I know that Westerners are busy and that you are always looking at your watch so I will be quick. I will only take five or six minutes of your time.
I’m called Mundiya Kepanga. I’m the chief of the Huli tribe in Papua New Guinea. I am sure lots of important people write for the blog you are reading, but I’m not a Maire, I’m not a Minister, I’m not a Prime Minister and I don’t have a Nobel Prize. I’m just a chief who doesn’t know how to read or write. I must also admit that I’ve never been to school. Now, for this text I need someone to type what I’m saying. With my friends we preferred to play in the forest and get into mischief. One day, my father asked me to dig a really deep hole. When I came back he said “if you don’t go to school, this is what you will do. You’ll spend your time digging toilettes for people to poo into!” Now, I know I should have listened to my father. Because life is very hard when you don’t know how to read and write. I don’t have a bank account. I can’t read menus in restaurants, or the panels in airports and I can’t work out how to take public transport. When I think about the advice I didn’t listen to from my father, I feel like cutting my fingers off with an axe.
Traditionally, in my tribe, to become a man, teenagers live in the forest for several months under the guidance of many of the elders. It is westerners who have invented schools with tables, chairs and boards and diplomas. We can learn how to write and read and count and all sorts of things in school. But in my tribe, we had a traditional type of school called Iba Gidja. For weeks, we grew our hair and, at the same time, learned the rules and how to respect others. We learned to live together in harmony and take care of our planet. During this period of initiation, we cut our hair to have a haircut like I still have today on my head. We found feathers to wear for big ceremonies. This haircut signifies that we are respectable people and that we understand our culture.

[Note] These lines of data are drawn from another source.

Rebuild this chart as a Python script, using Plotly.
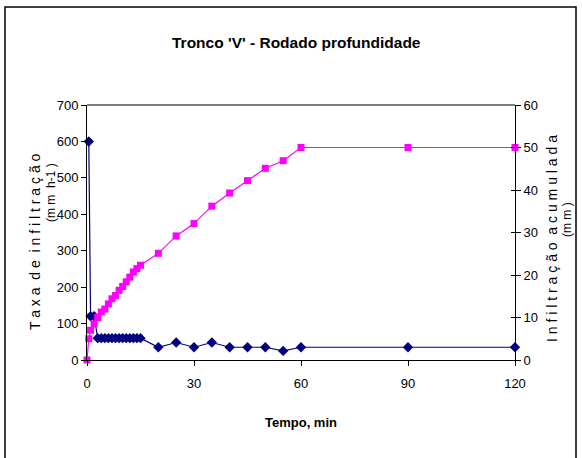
import plotly.graph_objects as go

# Tempo (min) das leituras
tempo = [0, 0.5, 1, 2, 3, 4, 5, 6, 7, 8, 9, 10, 11, 12, 13, 14, 15,
         20, 25, 30, 35, 40, 45, 50, 55, 60, 90, 120]

# Taxa de infiltração (mm h-1), a partir de 0,5 min
tempo_taxa = tempo[1:]
taxa = [600, 120, 120, 60, 60, 60, 60, 60, 60, 60, 60, 60, 60, 60, 60, 60,
        35, 48, 35, 48, 35, 35, 35, 25, 35, 35, 35]

# Infiltração acumulada (mm)
acumulada = [0, 5, 7, 8.5, 10, 11.3, 12, 13.2, 14.4, 15.2, 16.4, 17.3, 18.4,
             19.5, 20.7, 21.5, 22.3, 25.1, 29.2, 32.1, 36.2, 39.3, 42.2, 45.1,
             46.9, 50, 50, 50]

x_ticks = [0, 30, 60, 90, 120]

FONT = "Liberation Sans Narrow, Arial Narrow, Liberation Sans, Arial, sans-serif"
NAVY = "#000080"
MAGENTA = "#FF00FF"

fig = go.Figure()

fig.add_trace(go.Scatter(
    x=tempo_taxa, y=taxa, mode="lines+markers", yaxis="y",
    line=dict(color=NAVY, width=1.2),
    marker=dict(symbol="diamond", size=8, color=NAVY),
    showlegend=False, cliponaxis=False,
))
fig.add_trace(go.Scatter(
    x=tempo, y=acumulada, mode="lines+markers", yaxis="y2",
    line=dict(color=MAGENTA, width=1.2),
    marker=dict(symbol="square", size=7, color=MAGENTA),
    showlegend=False, cliponaxis=False,
))
# eixo auxiliar só para as marcas internas do eixo direito
fig.add_trace(go.Scatter(
    x=[None], y=[None], yaxis="y3", mode="markers",
    showlegend=False, hoverinfo="skip",
))

L, R, T, B = 87, 67, 105, 98
W, H = 582, 458
pw, ph = W - L - R, H - T - B


def px_x(p):
    return (p - L) / pw


def px_y(p):
    return (H - B - p) / ph


axis_common = dict(
    showgrid=False, zeroline=False, showline=True, linecolor="black",
    linewidth=1, ticks="outside", ticklen=5, tickcolor="black",
    tickfont=dict(family=FONT, size=13, color="black"),
)


def rotated(text, x, y, size):
    return dict(text=text, xref="paper", yref="paper", x=px_x(x), y=px_y(y),
                xanchor="center", yanchor="middle",
                textangle=-90, showarrow=False,
                font=dict(family=FONT, size=size, color="black"))


fig.update_layout(
    width=W, height=H,
    margin=dict(l=L, r=R, t=T, b=B),
    paper_bgcolor="white", plot_bgcolor="white",
    xaxis=dict(range=[0, 120], tickvals=x_ticks, ticklabelstandoff=6,
               **axis_common),
    yaxis=dict(range=[0, 700], dtick=100, **axis_common),
    yaxis2=dict(range=[0, 60], dtick=10, overlaying="y", side="right",
                **axis_common),
    yaxis3=dict(range=[0, 60], dtick=10, overlaying="y", side="right",
                anchor="x", showgrid=False, zeroline=False, showline=False,
                ticks="inside", ticklen=4, tickcolor="black",
                showticklabels=False),
    shapes=[
        # linha superior da área do gráfico
        dict(type="line", xref="paper", yref="paper", x0=0, x1=1, y0=1, y1=1,
             line=dict(color="black", width=1)),
        # moldura externa
        dict(type="rect", xref="paper", yref="paper",
             x0=px_x(5), x1=px_x(576), y0=px_y(475), y1=px_y(7),
             line=dict(color="black", width=1.5)),
    ],
    annotations=[
        dict(text="<b>Tronco 'V' - Rodado profundidade</b>", xref="paper",
             yref="paper", x=px_x(296), y=px_y(42), xanchor="center",
             yanchor="middle", showarrow=False,
             font=dict(family=FONT, size=15.5, color="black")),
        dict(text="<b>Tempo, min</b>", xref="paper", yref="paper",
             x=px_x(301), y=px_y(422), xanchor="center", yanchor="middle",
             showarrow=False,
             font=dict(family=FONT, size=13, color="black")),
        rotated("T a x a  d e  i n f i l t r a ç ã o", 35, 242, 14),
        rotated("(m m  h-1 )", 51, 193, 12),
        rotated("I n f i l t r a ç ã o  a c u m u l a d a", 552, 239, 14),
        rotated("(m m )", 567, 220, 12),
    ],
)

fig.write_html("out.html")
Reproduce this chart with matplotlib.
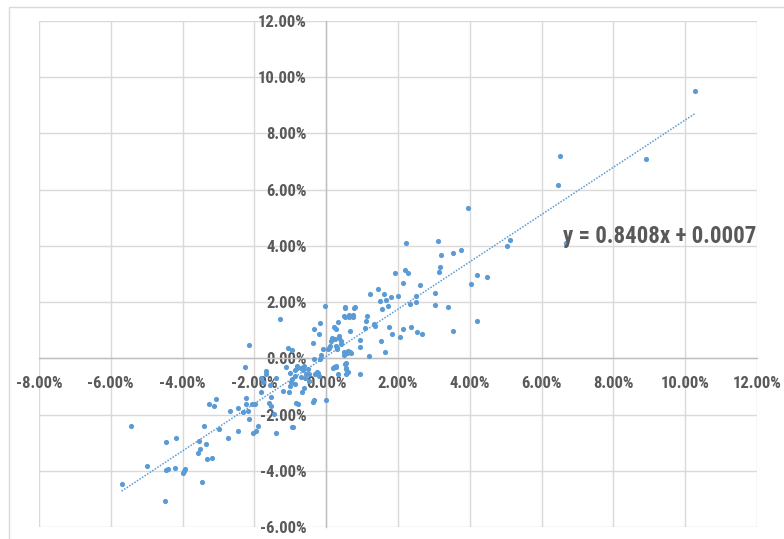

Culture is the foundation of everything. Without culture, without traditions and identity, men don’t have any point of reference or direction to follow that will mean they can respect the footsteps of our elders. Our cultures have taught us to take care of our communities and our environment. Education without culture teaches us selfishness and greed which destabilizes traditional structures and leads to the destruction of our planet.
After I left my parents, my uncle took me under his wing. He taught me to grow sweet potatoes, to build a house, to look after pigs and to speak in public. One day he said to me ‘when you’re a man, you will have troubles to express yourself in public. You will shake and sweat will appear on your forehead. So you must train yourself when youre young. Your words should be sweet as honey”. It’s thanks to him that I learnt lots of things, and particularly to express myself as I am doing now. I think that our parents, friends and extended family are our first teachers. And that they are crucial to learn numerous fundamental lessons about life.
Before dying he said “now you’re a man. You’ve never been to school but you have all your diplomas. You know how to grow a garden, build a house and speak in public. You understand our traditions and everything that’s important for our community. You have a beard and it’s the moment to get married. Now the only thing left to learn is to teach what you have learnt to your children.”
Since then I have had five children and I have taught them a bit of what I know. I can’t read or write but I think that if we want for our children to live in a sustainable world, their education must be based upon three big pillars: the respect of cultures and traditional knowledge systems, the main principles that are important for our family, and the lessons that can be learnt from modern education systems. I think that these are the three legs of the chair on which our children should sit to build a better world for tomorrow.